Preventing Collisions with Cyclists
Updated: Dec 3, 2020
It’s the time of year when we will start to see bicycle riders. After all, bicycling is one of the most popular activities in the U.S., with millions of Americans forgoing their vehicles to pedal to their destination.
Sadly, hundreds of cyclists are killed every year in auto collisions. Some fatalities are the fault of the cyclist however, most occur because the drivers of motor vehicles are not paying attention or ignore the rights of cyclists. Help make the streets safer for bicyclists by following the "rules of the road.”
Respect the rights of bicyclists
Every state in the U.S. has some version of the following as part of its traffic laws: “Bicycle riders on public roads have the same rights and responsibilities as motorists and are subject to the same rules and regulations.”
Put yourself in the biker’s position
Modern bikes weigh an average of around 20 lbs. and offer zero protection in a collision. Cars and light trucks typically weigh one or two tons, or more, and have multiple safety features built into them.
Practice “bike safety” driving
· Stay alert for the presence of cyclists, especially at night
· Give cyclists at least three feet of clearance (many states require this)
· Don’t accelerate when passing cyclists; slow and steady is the correct approach
· Always check your mirrors and blind spots for the presence of cyclists
· Signal your intentions before changing lanes or making a turn
· Don’t honk your horn at cyclists unless it is necessary to avoid a collision
Leading Causes of Car/Bike Collisions
Collisions between motorists and bicycles can happen due to many reasons:
Some collisions occur when a driver opens their door so suddenly that the cyclist has no time to react. It can also happen when an unseen biker suddenly pulls in front of a moving vehicle.
Traffic lights can cause collisions in several different ways.
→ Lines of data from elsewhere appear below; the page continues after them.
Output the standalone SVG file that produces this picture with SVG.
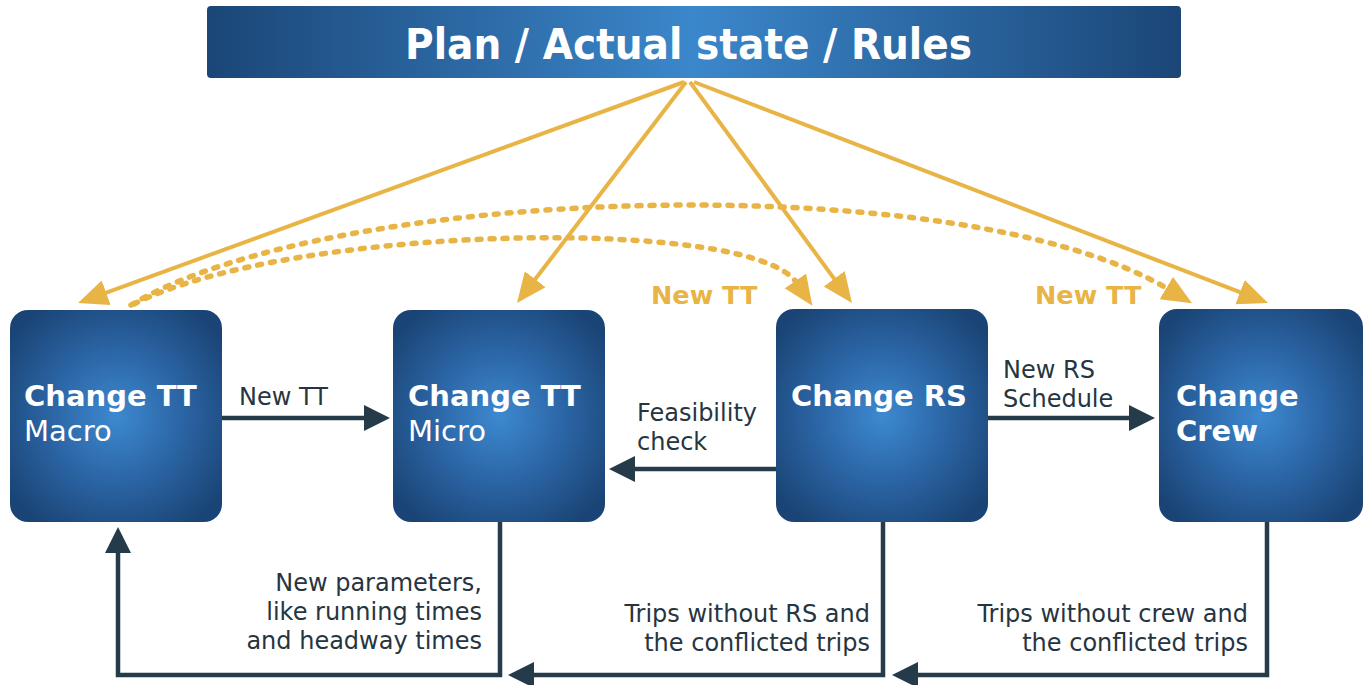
<svg xmlns="http://www.w3.org/2000/svg" width="1363" height="685" viewBox="0 0 1363 685">
  <style>
    .box { fill: url(#boxGrad); }
    .title { font-family: "DejaVu Sans", Verdana, sans-serif; font-weight: bold; fill: #ffffff; }
    .head { font-family: "DejaVu Sans", Verdana, sans-serif; font-weight: bold; font-size: 29px; fill: #ffffff; }
    .sub { font-family: "DejaVu Sans", Verdana, sans-serif; font-size: 29px; fill: #ffffff; }
    .lbl { font-family: "DejaVu Sans", Verdana, sans-serif; font-size: 24px; fill: #263540; }
    .olbl { font-family: "DejaVu Sans", Verdana, sans-serif; font-weight: bold; font-size: 25.5px; fill: #e8b445; }
    .dark { fill: none; stroke: #263b4a; stroke-width: 4.5; marker-end: url(#darkHead); }
    .gold { fill: none; stroke: #e8b445; stroke-width: 4; marker-end: url(#goldHead); }
    .dots { fill: none; stroke: #e8b445; stroke-width: 5.5; stroke-linecap: round; stroke-dasharray: 4 9; marker-end: url(#goldHead); }
  </style>
  <defs>
    <radialGradient id="boxGrad" cx="0.5" cy="0.5" r="0.62">
      <stop offset="0" stop-color="#3d89d0"/>
      <stop offset="0.5" stop-color="#2b65a5"/>
      <stop offset="1" stop-color="#1a4475"/>
    </radialGradient>
    <linearGradient id="barGrad" x1="0" y1="0" x2="1" y2="0">
      <stop offset="0" stop-color="#1b4677"/>
      <stop offset="0.5" stop-color="#3b87cb"/>
      <stop offset="1" stop-color="#1b4677"/>
    </linearGradient>
    <marker id="darkHead" markerUnits="userSpaceOnUse" markerWidth="30" markerHeight="28" refX="2" refY="13" orient="auto">
      <path d="M0,0 L26,13 L0,26 Z" fill="#263b4a"/>
    </marker>
    <marker id="goldHead" markerUnits="userSpaceOnUse" markerWidth="32" markerHeight="28" refX="2" refY="13" orient="auto">
      <path d="M0,0 L30,13 L0,26 Z" fill="#e8b445"/>
    </marker>
  </defs>

  <rect width="1363" height="685" fill="#ffffff"/>

  <!-- connectors -->
  <g id="connectors">
    <!-- from the top bar down to every step -->
    <path class="gold" d="M684,82 L104.3,293.4"/>
    <path class="gold" d="M686,82 L534,280.8"/>
    <path class="gold" d="M690,82 L835.4,280.4"/>
    <path class="gold" d="M694,82 L1241.9,292.9"/>
    <!-- new timetable handed on -->
    <path class="dots" d="M131,305 C330,185 960,165 1168,289"/>
    <path class="dots" d="M134,304 C290,225 750,215 796.5,282.6"/>
    <!-- forward flow -->
    <path class="dark" d="M222,418 H366"/>
    <path class="dark" d="M776,469 H633"/>
    <path class="dark" d="M988,418 H1131"/>
    <!-- feedback loops along the bottom -->
    <path class="dark" d="M500,522 V675 H118 V551"/>
    <path class="dark" d="M883,522 V675 H532"/>
    <path class="dark" d="M1267,522 V675 H916"/>
  </g>

  <!-- top bar -->
  <g id="source">
    <rect x="207" y="6" width="974" height="72" rx="4" fill="url(#barGrad)"/>
    <text class="title" x="405" y="59" font-size="42" textLength="567" lengthAdjust="spacingAndGlyphs">Plan / Actual state / Rules</text>
  </g>

  <g id="tt-macro">
    <rect class="box" x="10" y="310" width="212" height="212" rx="18"/>
    <text class="head" x="24" y="406">Change TT</text>
    <text class="sub" x="24" y="441">Macro</text>
  </g>

  <g id="tt-micro">
    <rect class="box" x="393" y="310" width="212" height="212" rx="18"/>
    <text class="head" x="408" y="406">Change TT</text>
    <text class="sub" x="408" y="441">Micro</text>
  </g>

  <g id="rs">
    <rect class="box" x="776" y="309" width="212" height="213" rx="18"/>
    <text class="head" x="791" y="406">Change RS</text>
  </g>

  <g id="crew">
    <rect class="box" x="1159" y="309" width="204" height="213" rx="18"/>
    <text class="head" x="1176" y="406">Change</text>
    <text class="head" x="1176" y="441">Crew</text>
  </g>

  <!-- connector labels -->
  <g id="labels">
    <text class="lbl" x="239" y="405">New TT</text>
    <text class="lbl" x="637" y="421">Feasibility</text>
    <text class="lbl" x="637" y="450">check</text>
    <text class="lbl" x="1003" y="378">New RS</text>
    <text class="lbl" x="1003" y="407">Schedule</text>
    <text class="olbl" x="651" y="304">New TT</text>
    <text class="olbl" x="1035" y="304">New TT</text>
    <g text-anchor="end">
      <text class="lbl" x="482" y="591">New parameters,</text>
      <text class="lbl" x="482" y="620">like running times</text>
      <text class="lbl" x="482" y="649">and headway times</text>
      <text class="lbl" x="870" y="622">Trips without RS and</text>
      <text class="lbl" x="870" y="651">the conflicted trips</text>
      <text class="lbl" x="1248" y="622">Trips without crew and</text>
      <text class="lbl" x="1248" y="651">the conflicted trips</text>
    </g>
  </g>
</svg>
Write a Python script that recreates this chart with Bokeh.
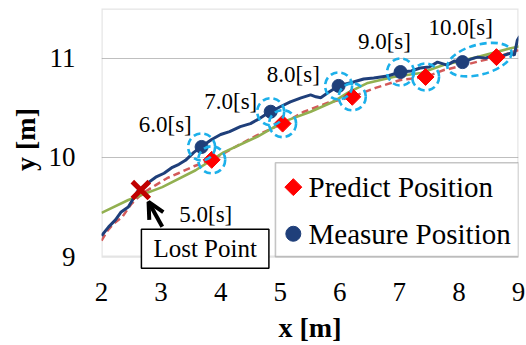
import math
from bokeh.plotting import figure
from bokeh.models import Range1d, Label, Arrow, OpenHead, BoxAnnotation, FixedTicker
from bokeh.core.properties import value
from bokeh.embed import file_html
from bokeh.resources import INLINE

SERIF = "Liberation Serif"

# ---- data ----
x_ticks = [2, 3, 4, 5, 6, 7, 8, 9]
y_ticks = [9, 10, 11]

measured_traj_x = [2.00, 2.12, 2.235, 2.33, 2.45, 2.55, 2.62, 2.75, 2.91, 3.05, 3.19, 3.30, 3.41,
                   3.55, 3.68, 3.85, 4.00, 4.15, 4.33, 4.50, 4.62, 4.75, 4.84, 5.00, 5.17, 5.35,
                   5.51, 5.60, 5.68, 5.80, 5.98, 6.10, 6.23, 6.40, 6.57, 6.80, 7.02, 7.20, 7.35,
                   7.50, 7.64, 7.80, 7.92, 8.06, 8.20, 8.31, 8.45, 8.58, 8.72, 8.87, 8.93, 8.98, 9.02]
measured_traj_y = [9.21, 9.30, 9.37, 9.45, 9.50, 9.60, 9.67, 9.73, 9.80, 9.84, 9.90, 9.93, 9.97,
                   10.05, 10.11, 10.18, 10.23, 10.26, 10.31, 10.34, 10.38, 10.43, 10.46, 10.51, 10.56, 10.60,
                   10.63, 10.61, 10.60, 10.65, 10.72, 10.74, 10.76, 10.79, 10.80, 10.82, 10.86, 10.87, 10.90,
                   10.91, 10.96, 10.93, 10.97, 10.96, 10.99, 11.01, 11.00, 11.03, 11.02, 11.05, 11.03, 11.18, 11.22]

predict_traj_x = [2.00, 2.10, 2.20, 2.35, 2.50, 2.62, 2.75, 2.91, 3.10, 3.29, 3.55, 3.85, 4.20,
                  4.60, 5.04, 5.40, 5.80, 6.21, 6.60, 7.02, 7.44, 7.75, 8.03, 8.35, 8.63, 9.00]
predict_traj_y = [9.16, 9.26, 9.33, 9.40, 9.53, 9.60, 9.66, 9.72, 9.79, 9.84, 9.91, 9.975, 10.09,
                  10.22, 10.34, 10.46, 10.55, 10.61, 10.70, 10.78, 10.81, 10.88, 10.92, 10.97, 11.01, 11.08]

smooth_traj_x = [2.00, 2.45, 3.02, 3.58, 4.05, 4.62, 5.06, 5.51, 5.89, 6.13, 6.47, 6.90, 7.36,
                 7.74, 8.31, 8.87, 9.03]
smooth_traj_y = [9.44, 9.57, 9.70, 9.87, 10.05, 10.21, 10.36, 10.46, 10.56, 10.65, 10.75, 10.81, 10.85,
                 10.93, 11.01, 11.10, 11.12]

measure_x = [3.68, 4.84, 5.98, 7.02, 8.06]
measure_y = [10.105, 10.46, 10.72, 10.86, 10.96]
predict_x = [3.85, 5.04, 6.21, 7.44, 8.63]
predict_y = [9.975, 10.34, 10.61, 10.81, 11.01]

lost_x = [2.66]
lost_y = [9.67]

time_labels = ["5.0[s]", "6.0[s]", "7.0[s]", "8.0[s]", "9.0[s]", "10.0[s]"]
time_label_x = [3.75, 3.07, 4.17, 5.22, 6.75, 8.03]
time_label_y = [9.42, 10.33, 10.56, 10.84, 11.17, 11.31]

legend_labels = ["Predict Position", "Measure Position"]

X_MIN, X_MAX = 2, 9
Y_MIN, Y_MAX = 9, 11.5

# ---- figure ----
p = figure(width=526, height=345, x_range=Range1d(X_MIN, X_MAX), y_range=Range1d(8.86, Y_MAX),
           output_backend="svg", toolbar_location=None,
           min_border_left=101, min_border_right=8, min_border_top=8, min_border_bottom=74)
p.background_fill_color = "white"
p.border_fill_color = "white"
p.outline_line_color = None

p.xaxis.ticker = FixedTicker(ticks=x_ticks)
p.yaxis.ticker = FixedTicker(ticks=y_ticks)
p.xaxis.axis_label = "x [m]"
p.yaxis.axis_label = "y [m]"
for ax in (p.xaxis, p.yaxis):
    ax.axis_line_color = None
    ax.major_tick_line_color = None
    ax.minor_tick_line_color = None
    ax.major_tick_out = 0
    ax.major_tick_in = 0
    ax.major_label_text_font = SERIF
    ax.major_label_text_font_size = "27px"
    ax.major_label_text_color = "black"
    ax.axis_label_text_font = SERIF
    ax.axis_label_text_font_size = "28px"
    ax.axis_label_text_font_style = "bold"
    ax.axis_label_text_color = "black"
p.xaxis.major_label_standoff = 12
p.yaxis.major_label_standoff = 26
p.xaxis.axis_label_standoff = 8
p.yaxis.axis_label_standoff = 5

p.xgrid.visible = False
p.ygrid.ticker = FixedTicker(ticks=[10, 11])
p.ygrid.grid_line_color = "#BFBFBF"
p.ygrid.grid_line_width = 1.2

# plot-area border (the frame reaches a bit below y=9 to leave room for the callout)
p.add_layout(BoxAnnotation(left=X_MIN, right=X_MAX, bottom=Y_MIN, top=Y_MAX, fill_alpha=0,
                           line_color="#A6A6A6", line_width=2.4, level="underlay"))

# legend box (manual)
p.add_layout(BoxAnnotation(left=4.92, right=X_MAX, bottom=Y_MIN, top=9.945, fill_color="white",
                           fill_alpha=1, line_color="#404040", line_width=1.6, level="underlay"))

# trajectories
p.line(predict_traj_x, predict_traj_y, line_color="#D35A5A", line_width=2.5, line_dash="7 4")
p.line(smooth_traj_x, smooth_traj_y, line_color="#92B050", line_width=2.6)
p.line(measured_traj_x, measured_traj_y, line_color="#1F3F7A", line_width=3)

# points
p.scatter(measure_x, measure_y, marker="circle", size=13, fill_color="#1F3F7A", line_color="#1F3F7A")
p.scatter(predict_x, predict_y, marker="square", angle=math.pi / 4, size=12,
          fill_color="#FF0000", line_color="#FF0000")

# dashed highlight circles
p.ellipse(x=measure_x[:4] + predict_x[:4], y=measure_y[:4] + predict_y[:4], width=27, height=27,
          width_units="screen", height_units="screen", fill_color=None,
          line_color="#1CB0EA", line_width=2.6, line_dash="7 4")
p.ellipse(x=[(measure_x[4] + predict_x[4]) / 2], y=[(measure_y[4] + predict_y[4]) / 2],
          width=66, height=30, angle=0.26, width_units="screen", height_units="screen",
          fill_color=None, line_color="#1CB0EA", line_width=2.6, line_dash="7 4")

# lost point
p.scatter(lost_x, lost_y, marker="x", size=24, line_color="#C00000", line_width=5)

# time labels
p.text(x=time_label_x, y=time_label_y, text=time_labels, text_font=value(SERIF),
       text_font_size="23px", text_align="center", text_baseline="middle", text_color="black")

# legend entries
p.scatter([5.22], [9.70], marker="square", angle=math.pi / 4, size=12,
          fill_color="#FF0000", line_color="#FF0000")
p.scatter([5.22], [9.23], marker="circle", size=15, fill_color="#1F3F7A", line_color="#1F3F7A")
p.text(x=[5.475, 5.475], y=[9.70, 9.23], text=legend_labels, text_font=value(SERIF),
       text_font_size="29px", text_align="left", text_baseline="middle", text_color="black")

# arrow + lost point box
p.add_layout(Arrow(x_start=3.02, y_start=9.30, x_end=2.79, y_end=9.55, line_width=4,
                   line_color="black",
                   end=OpenHead(size=16, line_width=4, line_color="black")))
p.add_layout(Label(x=3.74, y=9.08, text="Lost Point", text_font=SERIF, text_font_size="25px",
                   text_align="center", text_baseline="middle", text_color="black",
                   border_line_color="black", border_line_width=1.5,
                   background_fill_color="white",
                   padding=dict(left=12, right=12, top=6, bottom=6)))

open("out.html", "w").write(file_html(p, INLINE))
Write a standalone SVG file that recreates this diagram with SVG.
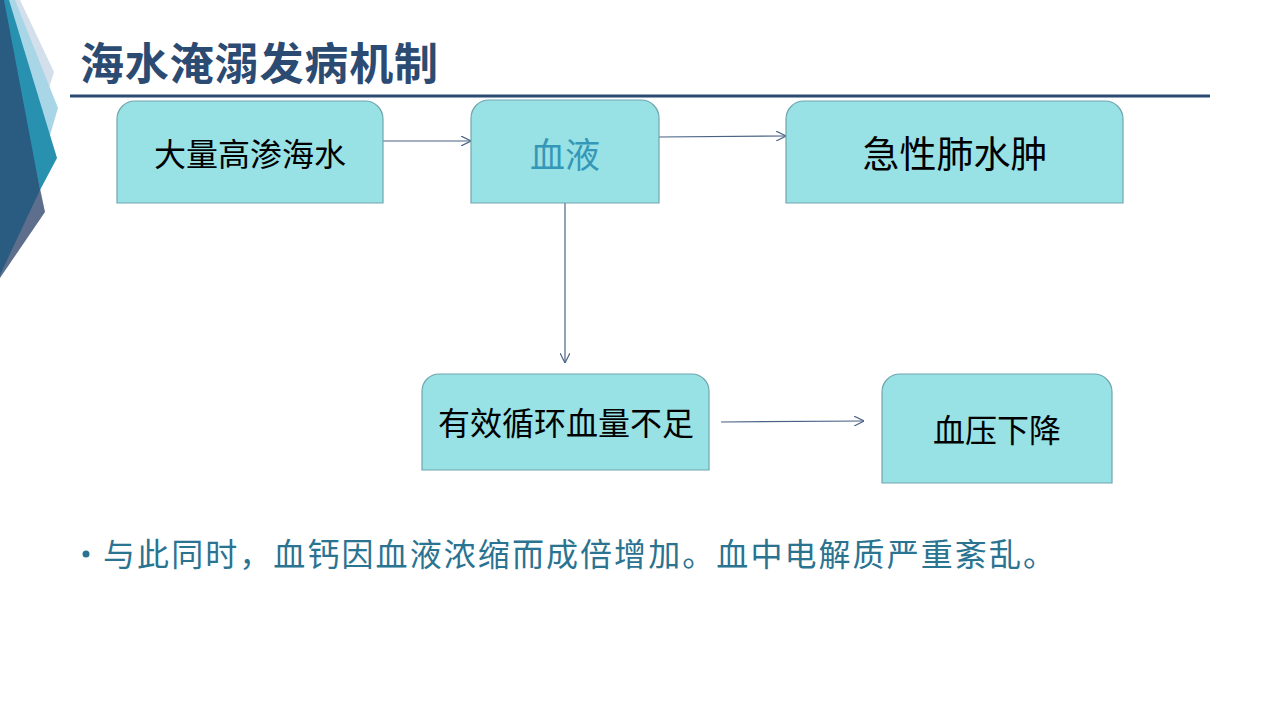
<svg xmlns="http://www.w3.org/2000/svg" width="1280" height="720" viewBox="0 0 1280 720">
<defs>
<style>
.box{fill:#98e1e4;stroke:#6fa6ad;stroke-width:1.2}
.lbl{font-family:"Liberation Sans","Noto Sans CJK SC",sans-serif;text-anchor:middle;dominant-baseline:central;fill:#000}
.conn{stroke:#4a6384;stroke-width:1.2;fill:none;marker-end:url(#arr)}
</style>
<marker id="arr" viewBox="0 0 10 10" refX="10" refY="5" markerWidth="10" markerHeight="10" markerUnits="userSpaceOnUse" orient="auto">
<path d="M0,0 L10,5 L0,10" fill="none" stroke="#4a6384" stroke-width="1.2"/>
</marker>
</defs>
<rect width="1280" height="720" fill="#fff"/>
<g id="decor">
<polygon points="0,0 20,0 54,72 44,104" fill="#d3dfea"/>
<polygon points="0,0 15,0 58,108 48,142" fill="#a9d6e6"/>
<polygon points="0,0 9,0 57,158 40,190" fill="#2891b0"/>
<polygon points="0,0 45,212 0,278" fill="#5d6f8c"/>
<polygon points="0,0 4,0 40,190 0,275" fill="#2a5c82"/>
</g>
<g id="title">
<text x="80" y="80" font-family="'Noto Sans CJK SC',sans-serif" font-weight="bold" font-size="44" fill="#2b4b72" textLength="358" lengthAdjust="spacing">海水淹溺发病机制</text>
<rect x="70" y="94.5" width="1140" height="3" fill="#2b4b72"/>
</g>
<g id="connectors">
<line class="conn" x1="383" y1="141" x2="471" y2="141"/>
<line class="conn" x1="659" y1="137" x2="786" y2="136"/>
<line class="conn" x1="565" y1="203" x2="565" y2="363"/>
<line class="conn" x1="721" y1="422" x2="864" y2="421"/>
</g>
<g id="n1">
<path class="box" d="M117,203 V119 A18,18 0 0 1 135,101 H365 A18,18 0 0 1 383,119 V203 Z"/>
<text class="lbl" x="250" y="155" font-size="32">大量高渗海水</text>
</g>
<g id="n2">
<path class="box" d="M471,203 V118 A18,18 0 0 1 489,100 H641 A18,18 0 0 1 659,118 V203 Z"/>
<text class="lbl" x="565" y="155" font-size="35" style="fill:#3597b8">血液</text>
</g>
<g id="n3">
<path class="box" d="M786,203 V119 A18,18 0 0 1 804,101 H1105 A18,18 0 0 1 1123,119 V203 Z"/>
<text class="lbl" x="955" y="155" font-size="37">急性肺水肿</text>
</g>
<g id="n4">
<path class="box" d="M422,470 V391 A17,17 0 0 1 439,374 H692 A17,17 0 0 1 709,391 V470 Z"/>
<text class="lbl" x="566" y="424" font-size="32">有效循环血量不足</text>
</g>
<g id="n5">
<path class="box" d="M882,483 V392 A18,18 0 0 1 900,374 H1094 A18,18 0 0 1 1112,392 V483 Z"/>
<text class="lbl" x="997" y="431" font-size="32">血压下降</text>
</g>
<g id="bullet">
<circle cx="86" cy="554" r="3.5" fill="#2a7391"/>
<text x="103" y="566" font-family="'Liberation Sans','Noto Sans CJK SC',sans-serif" font-size="32" fill="#2a7391" textLength="952" lengthAdjust="spacing">与此同时，血钙因血液浓缩而成倍增加。血中电解质严重紊乱。</text>
</g>
</svg>
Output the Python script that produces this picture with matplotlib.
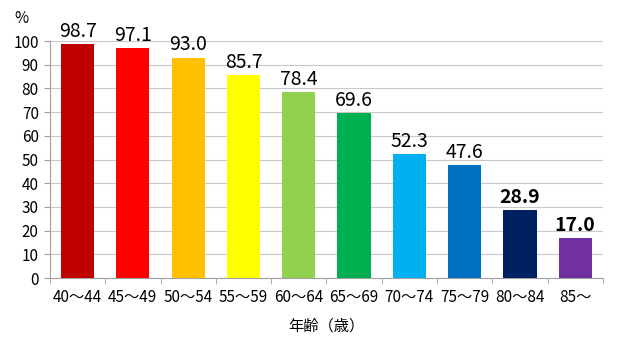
import matplotlib
matplotlib.use("Agg")
import matplotlib.pyplot as plt
import numpy as np

plt.rcParams['font.family'] = ['Noto Sans CJK JP', 'DejaVu Sans']

categories = ["40〜44", "45〜49", "50〜54", "55〜59", "60〜64", "65〜69", "70〜74", "75〜79", "80〜84", "85〜"]
values = [98.7, 97.1, 93.0, 85.7, 78.4, 69.6, 52.3, 47.6, 28.9, 17.0]
colors = ["#C00000", "#FF0000", "#FFC000", "#FFFF00", "#92D050", "#00B050", "#00B0F0", "#0070C0", "#002060", "#7030A0"]
bold_flags = [False]*8 + [True, True]

fig = plt.figure(figsize=(6.4, 3.57), dpi=100)
ax = fig.add_axes([0.078, 0.221, 0.864, 0.664])
x = np.arange(len(categories))
ax.bar(x, values, width=0.6, color=colors, zorder=3)
for xi, v, b in zip(x, values, bold_flags):
    ax.text(xi, v + 1.0, f"{v:.1f}", ha='center', va='bottom', fontsize=14,
            fontweight='bold' if b else 'normal', color='black', zorder=4)

ax.set_xlim(-0.5, len(categories) - 0.5)
ax.set_ylim(0, 100)
ax.set_yticks(range(0, 101, 10))
ax.tick_params(axis='y', labelsize=11, length=4, color='#A0A0A0', pad=4)
ax.set_xticks(x)
ax.set_xticklabels(categories, fontsize=11)
ax.set_xticks(np.arange(-0.5, len(categories), 1), minor=True)
ax.tick_params(axis='x', which='major', length=0, pad=8)
ax.tick_params(axis='x', which='minor', length=4, color='#A0A0A0')
ax.grid(axis='y', color='#C8C8C8', linewidth=0.8, zorder=0)
for s in ['top', 'right']:
    ax.spines[s].set_visible(False)
for s in ['left', 'bottom']:
    ax.spines[s].set_color('#A0A0A0')
ax.set_xlabel("年齢（歳）", fontsize=11, labelpad=8)
fig.text(0.022, 0.948, "%", fontsize=11, ha='left', va='center')
fig.savefig("out.png", dpi=100, facecolor='white')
A cyclist stopping next to a vehicle may end up in the driver’s blind spot. Large trucks can hide the presence of a cyclist from other motorists. Cyclists may try to pull out ahead of traffic when the light turns green.
Cyclists fear rear end collisions more than any other because they usually have no way of seeing or anticipating the collision, which can happen while the cyclist is moving or stopped.
All of us have a responsibility to ride/drive safely to avoid fatal collisions. For bikers, it means adhering to their rules of the road. For motorists, it always means respecting the rights of cyclists and staying alert.